» Problem description
Please output exactly the lines of the material from the first through the line containing "import pandas as pd", and nothing more.
-------
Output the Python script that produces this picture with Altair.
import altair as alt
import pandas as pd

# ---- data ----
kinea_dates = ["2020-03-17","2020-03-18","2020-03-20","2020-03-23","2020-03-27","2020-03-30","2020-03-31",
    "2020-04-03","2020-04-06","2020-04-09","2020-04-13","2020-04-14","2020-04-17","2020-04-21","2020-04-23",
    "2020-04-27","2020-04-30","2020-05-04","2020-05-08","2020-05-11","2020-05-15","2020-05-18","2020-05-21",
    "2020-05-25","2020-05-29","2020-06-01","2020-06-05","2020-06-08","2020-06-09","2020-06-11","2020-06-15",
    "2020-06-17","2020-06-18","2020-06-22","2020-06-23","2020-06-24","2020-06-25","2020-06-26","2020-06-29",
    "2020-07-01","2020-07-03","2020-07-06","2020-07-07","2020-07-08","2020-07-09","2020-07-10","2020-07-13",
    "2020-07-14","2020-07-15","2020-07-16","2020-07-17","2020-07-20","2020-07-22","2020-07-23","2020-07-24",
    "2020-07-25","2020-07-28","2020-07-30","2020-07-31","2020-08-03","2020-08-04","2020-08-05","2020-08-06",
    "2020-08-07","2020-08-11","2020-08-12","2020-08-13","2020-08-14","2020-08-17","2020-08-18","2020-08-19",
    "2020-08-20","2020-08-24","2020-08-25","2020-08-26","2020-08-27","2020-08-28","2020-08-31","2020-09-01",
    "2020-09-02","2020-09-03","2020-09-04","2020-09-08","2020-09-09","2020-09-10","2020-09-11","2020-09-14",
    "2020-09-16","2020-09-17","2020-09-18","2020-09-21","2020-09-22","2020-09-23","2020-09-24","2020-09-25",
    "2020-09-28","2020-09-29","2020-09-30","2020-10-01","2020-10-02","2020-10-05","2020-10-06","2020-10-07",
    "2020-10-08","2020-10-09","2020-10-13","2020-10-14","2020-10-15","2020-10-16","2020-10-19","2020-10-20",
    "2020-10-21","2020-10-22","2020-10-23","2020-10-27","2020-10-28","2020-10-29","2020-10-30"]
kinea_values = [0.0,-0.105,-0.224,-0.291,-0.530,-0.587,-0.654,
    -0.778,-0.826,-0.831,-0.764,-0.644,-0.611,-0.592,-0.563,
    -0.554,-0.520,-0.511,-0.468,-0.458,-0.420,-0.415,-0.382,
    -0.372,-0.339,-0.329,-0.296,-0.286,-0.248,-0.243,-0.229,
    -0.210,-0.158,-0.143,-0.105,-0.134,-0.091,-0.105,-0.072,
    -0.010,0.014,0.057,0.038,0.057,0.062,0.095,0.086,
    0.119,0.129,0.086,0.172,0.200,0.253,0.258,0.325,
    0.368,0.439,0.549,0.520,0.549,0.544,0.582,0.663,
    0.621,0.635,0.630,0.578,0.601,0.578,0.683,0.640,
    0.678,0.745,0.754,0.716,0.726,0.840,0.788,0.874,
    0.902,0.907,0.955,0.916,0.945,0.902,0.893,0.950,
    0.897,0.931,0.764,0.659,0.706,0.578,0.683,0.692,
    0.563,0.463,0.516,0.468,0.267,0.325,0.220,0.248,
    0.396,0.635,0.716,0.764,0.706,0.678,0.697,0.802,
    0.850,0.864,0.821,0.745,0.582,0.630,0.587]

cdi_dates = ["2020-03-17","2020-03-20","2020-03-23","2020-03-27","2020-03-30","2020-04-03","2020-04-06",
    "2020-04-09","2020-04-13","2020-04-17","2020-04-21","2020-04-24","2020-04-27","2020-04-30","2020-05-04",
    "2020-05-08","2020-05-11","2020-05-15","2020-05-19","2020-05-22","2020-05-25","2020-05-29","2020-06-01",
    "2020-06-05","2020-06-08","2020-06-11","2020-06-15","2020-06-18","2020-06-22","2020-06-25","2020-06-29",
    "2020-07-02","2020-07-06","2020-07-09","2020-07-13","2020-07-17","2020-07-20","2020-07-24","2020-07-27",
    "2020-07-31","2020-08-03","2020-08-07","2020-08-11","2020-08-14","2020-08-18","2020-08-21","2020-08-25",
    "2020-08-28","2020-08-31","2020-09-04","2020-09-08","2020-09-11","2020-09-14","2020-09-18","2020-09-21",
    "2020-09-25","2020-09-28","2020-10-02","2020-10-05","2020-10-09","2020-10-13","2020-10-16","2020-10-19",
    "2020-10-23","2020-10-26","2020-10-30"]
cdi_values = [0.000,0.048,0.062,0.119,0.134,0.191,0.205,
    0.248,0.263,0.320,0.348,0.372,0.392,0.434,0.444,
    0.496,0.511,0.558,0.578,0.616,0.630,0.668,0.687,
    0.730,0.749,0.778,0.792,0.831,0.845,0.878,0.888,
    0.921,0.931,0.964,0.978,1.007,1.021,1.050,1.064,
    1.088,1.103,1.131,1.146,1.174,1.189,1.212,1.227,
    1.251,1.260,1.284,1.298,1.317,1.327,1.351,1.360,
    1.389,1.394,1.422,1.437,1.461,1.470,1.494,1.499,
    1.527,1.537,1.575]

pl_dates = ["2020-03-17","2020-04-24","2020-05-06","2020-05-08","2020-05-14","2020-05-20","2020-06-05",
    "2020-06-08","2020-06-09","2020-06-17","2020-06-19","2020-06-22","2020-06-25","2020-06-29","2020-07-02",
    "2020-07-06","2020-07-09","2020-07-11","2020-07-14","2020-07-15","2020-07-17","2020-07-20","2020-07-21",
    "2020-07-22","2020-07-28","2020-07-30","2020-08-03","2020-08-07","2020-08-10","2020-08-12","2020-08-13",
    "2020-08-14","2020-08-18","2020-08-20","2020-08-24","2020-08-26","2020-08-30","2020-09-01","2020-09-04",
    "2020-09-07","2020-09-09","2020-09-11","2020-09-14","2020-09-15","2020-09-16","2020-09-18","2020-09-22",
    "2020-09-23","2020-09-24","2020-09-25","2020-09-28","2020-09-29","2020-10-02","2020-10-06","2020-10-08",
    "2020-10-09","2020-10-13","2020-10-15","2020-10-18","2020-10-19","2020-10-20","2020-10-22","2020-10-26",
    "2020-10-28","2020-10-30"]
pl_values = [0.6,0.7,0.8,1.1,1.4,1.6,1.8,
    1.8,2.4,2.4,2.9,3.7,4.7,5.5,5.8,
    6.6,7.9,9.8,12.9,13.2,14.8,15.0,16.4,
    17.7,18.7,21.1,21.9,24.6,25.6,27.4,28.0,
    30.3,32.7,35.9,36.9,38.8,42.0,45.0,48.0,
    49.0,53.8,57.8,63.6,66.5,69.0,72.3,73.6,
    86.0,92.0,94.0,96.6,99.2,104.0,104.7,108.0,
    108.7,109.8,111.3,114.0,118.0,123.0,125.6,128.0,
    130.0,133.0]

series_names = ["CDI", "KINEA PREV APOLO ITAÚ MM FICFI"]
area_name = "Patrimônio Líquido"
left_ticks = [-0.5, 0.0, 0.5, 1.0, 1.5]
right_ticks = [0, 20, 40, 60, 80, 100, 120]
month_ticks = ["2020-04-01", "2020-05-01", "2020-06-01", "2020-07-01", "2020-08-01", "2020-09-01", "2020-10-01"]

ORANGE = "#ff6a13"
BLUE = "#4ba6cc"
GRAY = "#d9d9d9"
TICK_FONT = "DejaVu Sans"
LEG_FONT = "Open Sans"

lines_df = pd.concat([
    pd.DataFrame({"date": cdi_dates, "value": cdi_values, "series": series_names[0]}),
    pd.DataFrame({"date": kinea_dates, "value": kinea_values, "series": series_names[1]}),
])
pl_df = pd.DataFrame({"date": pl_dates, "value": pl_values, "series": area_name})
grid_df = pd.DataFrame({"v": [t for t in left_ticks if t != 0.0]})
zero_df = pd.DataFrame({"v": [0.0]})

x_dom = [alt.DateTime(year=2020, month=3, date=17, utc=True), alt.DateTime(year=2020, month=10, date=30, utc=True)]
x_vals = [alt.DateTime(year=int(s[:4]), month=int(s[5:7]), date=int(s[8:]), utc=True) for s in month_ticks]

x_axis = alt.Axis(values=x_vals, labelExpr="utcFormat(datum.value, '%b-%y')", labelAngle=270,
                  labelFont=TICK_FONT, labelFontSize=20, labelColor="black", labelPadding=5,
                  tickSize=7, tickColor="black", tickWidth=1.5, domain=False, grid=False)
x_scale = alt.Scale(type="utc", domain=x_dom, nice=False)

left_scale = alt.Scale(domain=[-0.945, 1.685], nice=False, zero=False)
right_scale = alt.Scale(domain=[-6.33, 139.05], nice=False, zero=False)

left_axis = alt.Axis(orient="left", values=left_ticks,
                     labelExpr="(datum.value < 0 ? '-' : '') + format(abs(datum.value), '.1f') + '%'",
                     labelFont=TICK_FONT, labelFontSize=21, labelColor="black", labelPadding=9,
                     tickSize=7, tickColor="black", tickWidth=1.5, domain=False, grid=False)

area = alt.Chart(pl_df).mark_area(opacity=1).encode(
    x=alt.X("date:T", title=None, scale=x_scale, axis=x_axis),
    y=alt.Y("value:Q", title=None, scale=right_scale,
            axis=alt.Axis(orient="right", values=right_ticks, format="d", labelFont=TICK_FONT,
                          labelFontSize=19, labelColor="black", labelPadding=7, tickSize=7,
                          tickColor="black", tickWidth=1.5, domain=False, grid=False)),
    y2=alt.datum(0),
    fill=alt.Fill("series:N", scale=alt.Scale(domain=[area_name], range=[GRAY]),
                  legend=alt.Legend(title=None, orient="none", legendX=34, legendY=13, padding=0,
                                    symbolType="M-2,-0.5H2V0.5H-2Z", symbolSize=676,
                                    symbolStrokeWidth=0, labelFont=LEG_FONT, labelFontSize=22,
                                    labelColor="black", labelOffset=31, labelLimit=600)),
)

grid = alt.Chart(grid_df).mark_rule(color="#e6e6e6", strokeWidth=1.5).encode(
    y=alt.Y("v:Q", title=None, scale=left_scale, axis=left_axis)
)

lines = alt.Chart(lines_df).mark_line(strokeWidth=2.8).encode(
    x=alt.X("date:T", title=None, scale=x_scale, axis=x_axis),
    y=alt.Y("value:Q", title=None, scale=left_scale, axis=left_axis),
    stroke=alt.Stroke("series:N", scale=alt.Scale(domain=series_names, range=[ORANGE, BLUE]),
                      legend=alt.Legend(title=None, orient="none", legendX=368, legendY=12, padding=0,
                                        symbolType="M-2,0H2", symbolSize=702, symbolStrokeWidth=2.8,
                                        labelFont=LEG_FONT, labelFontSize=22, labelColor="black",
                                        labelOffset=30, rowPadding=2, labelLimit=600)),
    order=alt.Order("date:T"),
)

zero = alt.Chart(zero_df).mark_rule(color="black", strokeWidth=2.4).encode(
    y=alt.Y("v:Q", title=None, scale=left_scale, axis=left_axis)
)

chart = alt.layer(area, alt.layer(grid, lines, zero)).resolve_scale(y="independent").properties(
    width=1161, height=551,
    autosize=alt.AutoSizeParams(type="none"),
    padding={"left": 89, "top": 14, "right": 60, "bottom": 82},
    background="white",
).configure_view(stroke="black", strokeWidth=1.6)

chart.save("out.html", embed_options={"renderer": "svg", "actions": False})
-------
» Problem solution
Output the Python script that produces this picture with Altair.
import altair as alt
import pandas as pd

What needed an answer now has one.